■ To be done:
Gather all lines with the word "this" in them.

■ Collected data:
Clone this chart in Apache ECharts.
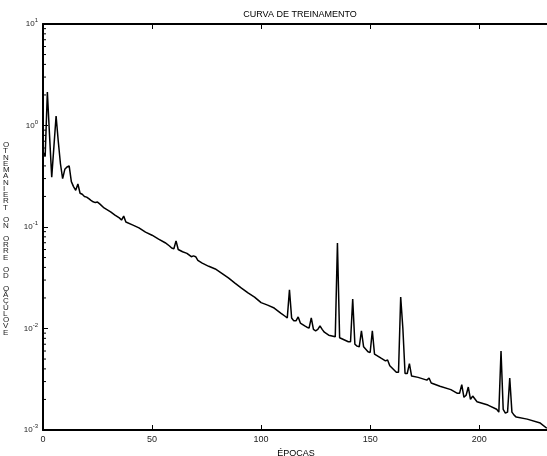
<!DOCTYPE html>
<html><head><meta charset="utf-8">
<script src="https://cdn.jsdelivr.net/npm/echarts@6/dist/echarts.min.js"></script>
<style>html,body{margin:0;padding:0;background:#fff}#c{width:547px;height:456px}</style>
</head><body><div id="c"></div>
<script>
var titleText = 'CURVA DE TREINAMENTO';
var xName = 'ÉPOCAS';
var yName = 'OTNEMANIERT ON ORRE OD OÃÇULOVE';
var xTicks = [0, 50, 100, 150, 200];
var yTicks = [0.001, 0.01, 0.1, 1, 10];

var epochs = [0,1,2,3,4,5,6,7,8,9,10,11,12,13,14,15,16,17,18,19,20,21,22,23,24,25,26,28,31,33,35,36,37,38,41,44,47,50,53,56,58,59,60,61,62,64,66,68,69,70,71,73,76,79,82,85,88,91,94,97,100,103,106,109,111,112,113,114,115,116,117,118,120,121,122,123,124,125,126,127,128,129,131,133,134,135,136,140,141,142,143,144,145,146,147,149,150,151,152,155,157,158,159,162,163,164,165,166,167,168,169,172,176,177,178,182,187,190,191,192,193,194,195,196,197,199,204,208,209,210,211,212,213,214,215,216,217,222,228,231];
var errors = [0.55,0.5,2.14,0.8,0.31,0.62,1.24,0.7,0.42,0.30,0.37,0.39,0.40,0.28,0.25,0.23,0.265,0.215,0.21,0.20,0.197,0.19,0.183,0.177,0.174,0.176,0.169,0.154,0.141,0.131,0.123,0.117,0.128,0.112,0.105,0.098,0.089,0.083,0.076,0.070,0.065,0.062,0.061,0.073,0.060,0.057,0.055,0.051,0.052,0.051,0.047,0.044,0.041,0.0386,0.035,0.0315,0.028,0.025,0.0224,0.0204,0.018,0.017,0.0159,0.0142,0.0132,0.0127,0.024,0.0127,0.0119,0.0119,0.013,0.0113,0.0106,0.0103,0.0101,0.0127,0.0098,0.0095,0.0098,0.0106,0.0098,0.0092,0.0086,0.0084,0.0083,0.0695,0.0081,0.0074,0.0074,0.0195,0.0070,0.0067,0.0066,0.0095,0.0066,0.0059,0.0058,0.0095,0.0056,0.0051,0.0048,0.0049,0.0043,0.0037,0.0037,0.0204,0.010,0.0036,0.0036,0.0045,0.0034,0.0033,0.0031,0.00325,0.0029,0.0027,0.0025,0.0023,0.0023,0.0028,0.0021,0.0022,0.00265,0.0020,0.00216,0.0019,0.00176,0.0016,0.0015,0.006,0.0016,0.00147,0.0015,0.00325,0.0015,0.0014,0.00134,0.00128,0.00117,0.00104];

var chart = echarts.init(document.getElementById('c'), null, {renderer: 'canvas'});
var font = 'Liberation Sans, Arial, sans-serif';
var supLabel = function (v) {
  var e = Math.round(Math.log(v) / Math.LN10);
  return '{b|10}{s|' + e + '}';
};
var data = epochs.map(function (e, i) { return [e, errors[i]]; });
var xAxisBase = {
  type: 'value', min: 0, max: 232, interval: 50,
  axisLine: {show: true, onZero: false, lineStyle: {color: '#000', width: 2}},
  axisTick: {show: true, inside: true, length: 5, lineStyle: {color: '#000', width: 1}},
  splitLine: {show: false}
};
var option = {
  animation: false,
  backgroundColor: '#fff',
  title: {text: titleText, left: 295, top: 5, textAlign: 'center',
    textStyle: {fontFamily: font, fontSize: 9, fontWeight: 'normal', color: '#000'}},
  grid: {left: 43, right: -2, top: 24, bottom: 26, containLabel: false, outerBoundsMode: 'none'},
  xAxis: [
    Object.assign({}, xAxisBase, {position: 'bottom',
      name: xName, nameLocation: 'middle', nameGap: 16,
      nameTextStyle: {fontFamily: font, fontSize: 9, color: '#000'},
      axisLabel: {show: true, margin: 5, fontFamily: font, fontSize: 9, color: '#222',
        customValues: xTicks}}),
    Object.assign({}, xAxisBase, {position: 'top', axisLabel: {show: false}})
  ],
  yAxis: [{
    type: 'log', logBase: 10, min: 0.001, max: 10,
    axisLine: {show: true, onZero: false, lineStyle: {color: '#000', width: 2}},
    axisTick: {show: true, inside: true, length: 5, lineStyle: {color: '#000', width: 1}},
    splitLine: {show: false},
    axisLabel: {show: true, margin: 5, formatter: supLabel,
      rich: {
        b: {fontFamily: font, fontSize: 8, color: '#222'},
        s: {fontFamily: font, fontSize: 6, color: '#222', padding: [0, 0, 7, 0]}
      }}
  }],
  graphic: [{
    type: 'text', left: 3, top: 141,
    style: {text: yName.split('').join('\n'), font: '8px ' + font, lineHeight: 6.25,
      fill: '#222', align: 'center'}
  }],
  series: [{
    type: 'line', data: data, showSymbol: false, symbol: 'none',
    lineStyle: {color: '#000', width: 1.5}, clip: true
  }]
};
chart.setOption(option);

// log minor ticks (2..9 within each decade) placed through the axis scale
var minor = [];
for (var d = 0; d < yTicks.length - 1; d++) {
  for (var m = 2; m <= 9; m++) {
    var v = yTicks[d] * m;
    var py = chart.convertToPixel({yAxisIndex: 0}, v);
    var px = chart.convertToPixel({xAxisIndex: 0}, 0);
    minor.push({type: 'line', shape: {x1: px, y1: py, x2: px + 3, y2: py},
      style: {stroke: '#000', lineWidth: 1}, silent: true});
  }
}
chart.setOption({graphic: option.graphic.concat(minor)});
</script></body></html>
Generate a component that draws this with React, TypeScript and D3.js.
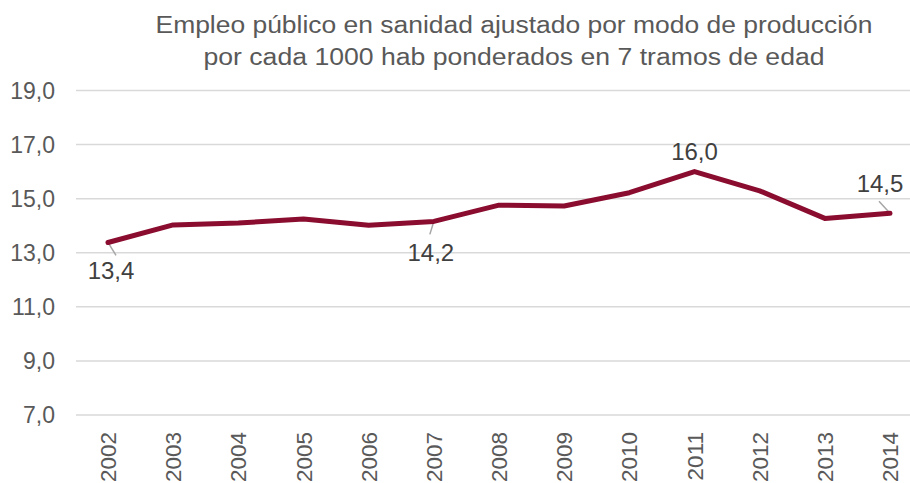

■ The reply:
Clone this chart in Apache ECharts.
Generate a component that draws this with React, TypeScript and D3.js.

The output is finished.